* _SUPPLIED INFORMATION_:
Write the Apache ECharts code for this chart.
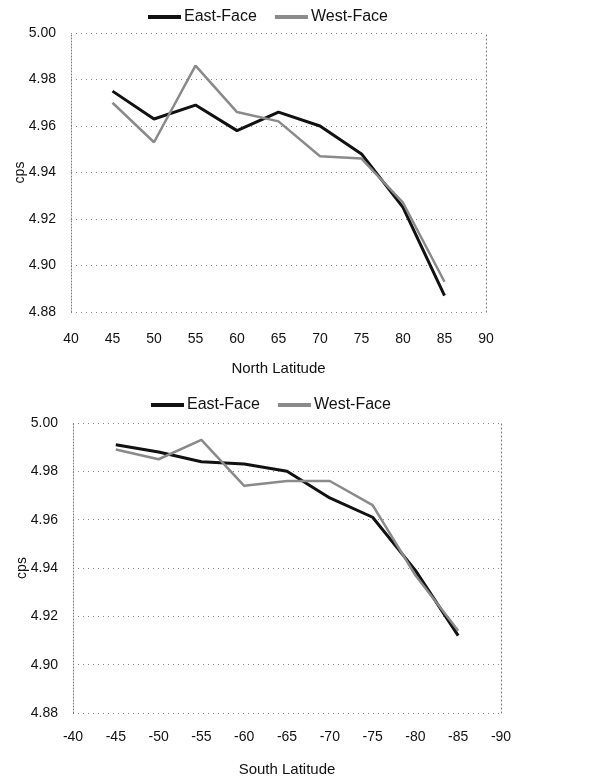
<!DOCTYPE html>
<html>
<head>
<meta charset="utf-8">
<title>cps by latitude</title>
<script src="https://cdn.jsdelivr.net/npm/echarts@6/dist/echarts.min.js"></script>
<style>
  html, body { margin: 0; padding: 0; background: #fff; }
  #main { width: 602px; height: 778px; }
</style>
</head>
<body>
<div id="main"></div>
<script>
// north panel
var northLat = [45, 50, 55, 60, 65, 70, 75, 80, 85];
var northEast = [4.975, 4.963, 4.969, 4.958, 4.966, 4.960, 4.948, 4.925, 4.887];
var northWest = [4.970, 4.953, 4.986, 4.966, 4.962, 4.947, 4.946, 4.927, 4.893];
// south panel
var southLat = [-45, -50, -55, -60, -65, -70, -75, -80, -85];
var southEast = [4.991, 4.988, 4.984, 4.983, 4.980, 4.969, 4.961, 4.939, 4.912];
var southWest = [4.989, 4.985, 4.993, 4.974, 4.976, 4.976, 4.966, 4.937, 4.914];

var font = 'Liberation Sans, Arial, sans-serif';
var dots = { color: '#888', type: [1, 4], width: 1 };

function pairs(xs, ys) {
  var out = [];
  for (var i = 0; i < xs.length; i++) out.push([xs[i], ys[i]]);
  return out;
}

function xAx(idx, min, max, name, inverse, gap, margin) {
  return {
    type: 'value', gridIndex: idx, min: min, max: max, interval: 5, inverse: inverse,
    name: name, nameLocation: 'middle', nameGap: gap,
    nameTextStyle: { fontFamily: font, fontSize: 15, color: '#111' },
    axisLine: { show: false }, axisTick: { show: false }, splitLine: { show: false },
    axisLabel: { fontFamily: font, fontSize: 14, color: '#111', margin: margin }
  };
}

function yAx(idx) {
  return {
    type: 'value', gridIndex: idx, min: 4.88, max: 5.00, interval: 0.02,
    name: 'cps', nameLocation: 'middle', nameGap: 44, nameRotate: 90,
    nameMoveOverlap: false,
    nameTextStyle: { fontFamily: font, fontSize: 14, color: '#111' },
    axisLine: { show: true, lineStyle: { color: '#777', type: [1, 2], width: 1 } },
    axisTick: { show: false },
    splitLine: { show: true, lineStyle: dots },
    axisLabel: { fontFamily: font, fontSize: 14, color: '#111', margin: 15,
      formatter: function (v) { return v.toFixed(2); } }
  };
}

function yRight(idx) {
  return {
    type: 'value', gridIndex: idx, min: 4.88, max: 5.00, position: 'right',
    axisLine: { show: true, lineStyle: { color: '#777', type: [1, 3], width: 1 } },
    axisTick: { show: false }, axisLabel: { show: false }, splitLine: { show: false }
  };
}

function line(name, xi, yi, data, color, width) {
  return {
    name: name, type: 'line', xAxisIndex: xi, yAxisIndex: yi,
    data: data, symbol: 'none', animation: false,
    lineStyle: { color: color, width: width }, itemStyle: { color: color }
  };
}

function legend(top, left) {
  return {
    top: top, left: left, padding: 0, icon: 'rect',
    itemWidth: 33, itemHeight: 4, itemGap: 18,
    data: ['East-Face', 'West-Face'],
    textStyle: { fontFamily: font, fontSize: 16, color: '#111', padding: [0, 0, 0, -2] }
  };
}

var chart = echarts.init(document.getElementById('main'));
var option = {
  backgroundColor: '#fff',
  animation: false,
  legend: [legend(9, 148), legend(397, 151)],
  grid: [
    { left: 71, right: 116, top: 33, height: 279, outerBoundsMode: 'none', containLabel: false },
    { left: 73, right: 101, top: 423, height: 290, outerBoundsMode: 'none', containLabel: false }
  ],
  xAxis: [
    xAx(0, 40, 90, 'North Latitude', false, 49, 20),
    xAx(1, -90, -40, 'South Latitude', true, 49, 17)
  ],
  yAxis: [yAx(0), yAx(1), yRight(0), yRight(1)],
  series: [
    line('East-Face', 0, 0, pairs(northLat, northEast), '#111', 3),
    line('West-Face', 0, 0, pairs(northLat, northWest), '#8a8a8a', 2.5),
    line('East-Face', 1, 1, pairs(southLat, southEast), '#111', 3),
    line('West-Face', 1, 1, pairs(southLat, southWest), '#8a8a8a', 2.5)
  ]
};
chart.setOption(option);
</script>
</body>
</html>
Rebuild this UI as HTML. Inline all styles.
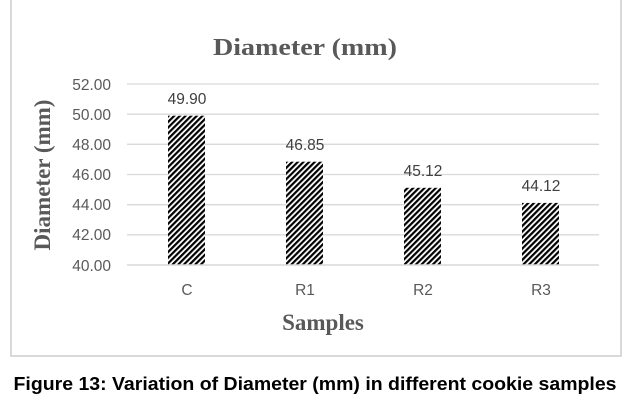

* _WHAT THE TASK ASKS_: Your copy should match the records word for word, with the pictures removed.

* _REPLY TO THE EXERCISE_:
Write the Apache ECharts code for this chart.
<!DOCTYPE html>
<html>
<head>
<meta charset="utf-8">
<title>cps by latitude</title>
<script src="https://cdn.jsdelivr.net/npm/echarts@6/dist/echarts.min.js"></script>
<style>
  html, body { margin: 0; padding: 0; background: #fff; }
  #main { width: 602px; height: 778px; }
</style>
</head>
<body>
<div id="main"></div>
<script>
// north panel
var northLat = [45, 50, 55, 60, 65, 70, 75, 80, 85];
var northEast = [4.975, 4.963, 4.969, 4.958, 4.966, 4.960, 4.948, 4.925, 4.887];
var northWest = [4.970, 4.953, 4.986, 4.966, 4.962, 4.947, 4.946, 4.927, 4.893];
// south panel
var southLat = [-45, -50, -55, -60, -65, -70, -75, -80, -85];
var southEast = [4.991, 4.988, 4.984, 4.983, 4.980, 4.969, 4.961, 4.939, 4.912];
var southWest = [4.989, 4.985, 4.993, 4.974, 4.976, 4.976, 4.966, 4.937, 4.914];

var font = 'Liberation Sans, Arial, sans-serif';
var dots = { color: '#888', type: [1, 4], width: 1 };

function pairs(xs, ys) {
  var out = [];
  for (var i = 0; i < xs.length; i++) out.push([xs[i], ys[i]]);
  return out;
}

function xAx(idx, min, max, name, inverse, gap, margin) {
  return {
    type: 'value', gridIndex: idx, min: min, max: max, interval: 5, inverse: inverse,
    name: name, nameLocation: 'middle', nameGap: gap,
    nameTextStyle: { fontFamily: font, fontSize: 15, color: '#111' },
    axisLine: { show: false }, axisTick: { show: false }, splitLine: { show: false },
    axisLabel: { fontFamily: font, fontSize: 14, color: '#111', margin: margin }
  };
}

function yAx(idx) {
  return {
    type: 'value', gridIndex: idx, min: 4.88, max: 5.00, interval: 0.02,
    name: 'cps', nameLocation: 'middle', nameGap: 44, nameRotate: 90,
    nameMoveOverlap: false,
    nameTextStyle: { fontFamily: font, fontSize: 14, color: '#111' },
    axisLine: { show: true, lineStyle: { color: '#777', type: [1, 2], width: 1 } },
    axisTick: { show: false },
    splitLine: { show: true, lineStyle: dots },
    axisLabel: { fontFamily: font, fontSize: 14, color: '#111', margin: 15,
      formatter: function (v) { return v.toFixed(2); } }
  };
}

function yRight(idx) {
  return {
    type: 'value', gridIndex: idx, min: 4.88, max: 5.00, position: 'right',
    axisLine: { show: true, lineStyle: { color: '#777', type: [1, 3], width: 1 } },
    axisTick: { show: false }, axisLabel: { show: false }, splitLine: { show: false }
  };
}

function line(name, xi, yi, data, color, width) {
  return {
    name: name, type: 'line', xAxisIndex: xi, yAxisIndex: yi,
    data: data, symbol: 'none', animation: false,
    lineStyle: { color: color, width: width }, itemStyle: { color: color }
  };
}

function legend(top, left) {
  return {
    top: top, left: left, padding: 0, icon: 'rect',
    itemWidth: 33, itemHeight: 4, itemGap: 18,
    data: ['East-Face', 'West-Face'],
    textStyle: { fontFamily: font, fontSize: 16, color: '#111', padding: [0, 0, 0, -2] }
  };
}

var chart = echarts.init(document.getElementById('main'));
var option = {
  backgroundColor: '#fff',
  animation: false,
  legend: [legend(9, 148), legend(397, 151)],
  grid: [
    { left: 71, right: 116, top: 33, height: 279, outerBoundsMode: 'none', containLabel: false },
    { left: 73, right: 101, top: 423, height: 290, outerBoundsMode: 'none', containLabel: false }
  ],
  xAxis: [
    xAx(0, 40, 90, 'North Latitude', false, 49, 20),
    xAx(1, -90, -40, 'South Latitude', true, 49, 17)
  ],
  yAxis: [yAx(0), yAx(1), yRight(0), yRight(1)],
  series: [
    line('East-Face', 0, 0, pairs(northLat, northEast), '#111', 3),
    line('West-Face', 0, 0, pairs(northLat, northWest), '#8a8a8a', 2.5),
    line('East-Face', 1, 1, pairs(southLat, southEast), '#111', 3),
    line('West-Face', 1, 1, pairs(southLat, southWest), '#8a8a8a', 2.5)
  ]
};
chart.setOption(option);
</script>
</body>
</html>
Rebuild this UI as HTML. Inline all styles.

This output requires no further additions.